Tous ceux qui tissent des histoires à propos d’un personnage qui recueille d’énormes bandes d’information, tient les gens sous surveillance, et déclare que les intrigues et les complots sont toujours dénoncés par des évènements « qui semblent insignifiants » pourraient bien trouver des difficultés s’ils veulent protéger leur travail des débats actuels sur la liberté, la vie privée et la confidentialité.

Après tout, le héros de Sherlock est un espion ainsi qu’un dissident. Et quand ces aventures sont aussi vieilles que celles de Basil Rathbone, nous pourrions bien nous surprendre en train d’y voir les peurs et les fantasmes de notre époque, aussi lisibles que les indices à une scène de crime. Cette série attire des millions de spectateurs parce qu’elle est pleine d’esprit, intelligente, provocatrice et rusée. Mais nous regardons Sherlock également parce que c’est un produit de l’époque dans laquelle nous vivons - et de plus, il semble en avoir percé les secrets.

 

Sherlock recommence sur BBC 1 le 1 janvier à 21h

 

 

* Lib Dem désillusionnée : Les « Lib Dem » (Liberal Democrats) sont un parti politique qui représente, traditionnellement, le centre-gauche. Beaucoup de membres du parti sont « désillusionnés » parce que le chef du parti, Nick Clegg, a fait une alliance avec David Cameron, chef du parti Conservateur, pour gouverner le pays, et en général la gauche britannique déteste David Cameron plus qu’elle ne déteste la droite en général. Plus précisément, Nick Clegg a rompu plusieurs promesses qu’il a faites, notamment un voeu de ne pas laisser Cameron augmenter les frais universitaires. Ce gouvernement, notre « Coalition », est toujours en pouvoir et les compromis qu’ont fait les deux chefs ont vexé les membres des deux partis.

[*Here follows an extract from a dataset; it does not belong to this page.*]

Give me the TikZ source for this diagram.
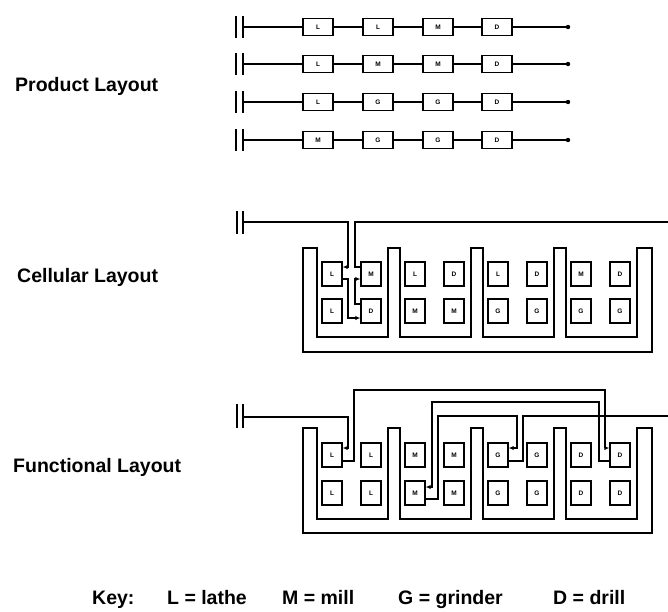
\documentclass[tikz,border=0pt]{standalone}
\usepackage{fontspec}
\setmainfont{Liberation Sans}
\usetikzlibrary{arrows.meta,calc}
\newcommand\cellframe[3]{%
 \draw[wall] (303,#1) -- (303,#3) -- (652,#3) -- (652,#1) -- (637,#1) -- (637,#2)
   -- (566,#2) -- (566,#1) -- (554,#1) -- (554,#2) -- (483,#2) -- (483,#1)
   -- (471,#1) -- (471,#2) -- (400,#2) -- (400,#1) -- (388,#1) -- (388,#2)
   -- (317,#2) -- (317,#1) -- cycle;}
\begin{document}
\begin{tikzpicture}[x=1pt,y=-1pt,
  wire/.style={line width=1.1pt},
  wall/.style={line width=1.3pt},
  pbox/.style={draw,line width=1.4pt,minimum width=30pt,minimum height=17pt,inner sep=0pt,
    font=\fontsize{6.5}{6.5}\selectfont\bfseries,fill=white},
  cbox/.style={draw,line width=1.4pt,minimum width=20pt,minimum height=24pt,inner sep=0pt,
    font=\fontsize{6.5}{6.5}\selectfont\bfseries},
  lbl/.style={anchor=base west,font=\fontsize{19.5}{20}\selectfont\bfseries,inner sep=0pt},
  arr/.style={-{Latex[length=5pt,width=4.5pt]}},
  bar/.style={line width=1.1pt}
]
\useasboundingbox (0,0) rectangle (668,611);

% ---------- labels
\node[lbl] (tprod) at (15,91) {Product Layout};
\node[lbl] (tcell) at (17,282) {Cellular Layout};
\node[lbl] (tfunc) at (13,472) {Functional Layout};

% ---------- product layout
\foreach \r/\y/\a/\b/\c/\d in {1/27/L/L/M/D, 2/64/L/M/M/D, 3/102/L/G/G/D, 4/140/M/G/G/D} {
  \draw[bar] (236,{\y-11}) -- (236,{\y+11});
  \draw[bar] (243,{\y-11}) -- (243,{\y+11});
  \coordinate (ps\r) at (243,\y);
  \coordinate (pe\r) at (568,\y);
  \node[pbox] (p\r-a) at (318,\y) {\a};
  \node[pbox] (p\r-b) at (378,\y) {\b};
  \node[pbox] (p\r-c) at (438,\y) {\c};
  \node[pbox] (p\r-d) at (497,\y) {\d};
  \draw[wire] (ps\r) -- (p\r-a) -- (p\r-b) -- (p\r-c) -- (p\r-d) -- (pe\r);
  \fill (pe\r) circle (2.2);
}

% ---------- cellular layout
\cellframe{248}{337}{352}
\foreach \i/\a/\b/\c/\d in {0/L/M/L/D, 1/L/D/M/M, 2/L/D/G/G, 3/M/D/G/G} {
  \node[cbox] (c\i-a) at ({332+83*\i},274) {\a};
  \node[cbox] (c\i-b) at ({371+83*\i},274) {\b};
  \node[cbox] (c\i-c) at ({332+83*\i},311) {\c};
  \node[cbox] (c\i-d) at ({371+83*\i},311) {\d};
}
\draw[bar] (237,211) -- (237,234);
\draw[bar] (243,211) -- (243,234);
\coordinate (cs) at (243,222);
\coordinate (ce) at (668,222);
\draw[wire,arr] (cs) -| (348,267) -- ($(c0-a.east)+(0,-7)$);
\draw[wire,arr] ($(c0-a.east)+(0,5)$) -| (348,318) -- ($(c0-d.west)+(0,7)$);
\draw[wire,arr] ($(c0-d.west)+(0,-7)$) -| (355,279) -- ($(c0-b.west)+(0,5)$);
\draw[wire] ($(c0-b.west)+(0,-7)$) -| (355,222) -- (ce);

% ---------- functional layout
\cellframe{428}{519}{533}
\foreach \i/\a in {0/L, 1/M, 2/G, 3/D} {
  \node[cbox] (f\i-a) at ({332+83*\i},455) {\a};
  \node[cbox] (f\i-b) at ({371+83*\i},455) {\a};
  \node[cbox] (f\i-c) at ({332+83*\i},493) {\a};
  \node[cbox] (f\i-d) at ({371+83*\i},493) {\a};
}
\draw[bar] (237,404) -- (237,428);
\draw[bar] (243,404) -- (243,428);
\coordinate (fs) at (243,417);
\coordinate (fe) at (668,416);
\draw[wire,arr] (fs) -| (348,448) -- ($(f0-a.east)+(0,-7)$);
\draw[wire,arr] ($(f0-a.east)+(0,6)$) -| (354,390) -| (605,448) -- ($(f3-b.west)+(0,-7)$);
\draw[wire,arr] ($(f3-b.west)+(0,6)$) -| (599,402) -| (432,487) -- ($(f1-c.east)+(0,-6)$);
\draw[wire,arr] ($(f1-c.east)+(0,6)$) -| (438,416) -| (517,448) -- ($(f2-a.east)+(0,-7)$);
\draw[wire] ($(f2-a.east)+(0,6)$) -| (523,416) -- (fe);

% ---------- key
\node[lbl] (key) at (92,604) {Key:};
\node[lbl] (kl) at (167,604) {L = lathe};
\node[lbl] (km) at (282,604) {M = mill};
\node[lbl] (kg) at (398,604) {G = grinder};
\node[lbl] (kd) at (553,604) {D = drill};
\end{tikzpicture}
\end{document}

** Guardian : le Guardian est un journal plein format on-ne-peut-plus gauchiste, qui a un point de vue très net et un ton qui passe souvent au vitriol. Cependant, à la différence de son équivalent de droite, le Daily Mail, le Guardian est, en général, très bien écrit.

*** bureau en acajou : littéralement « bureau brun », mais en anglais ça évoque la couleur du bois donc j’ai simplement choisi l’acajou qui me semblait convenable.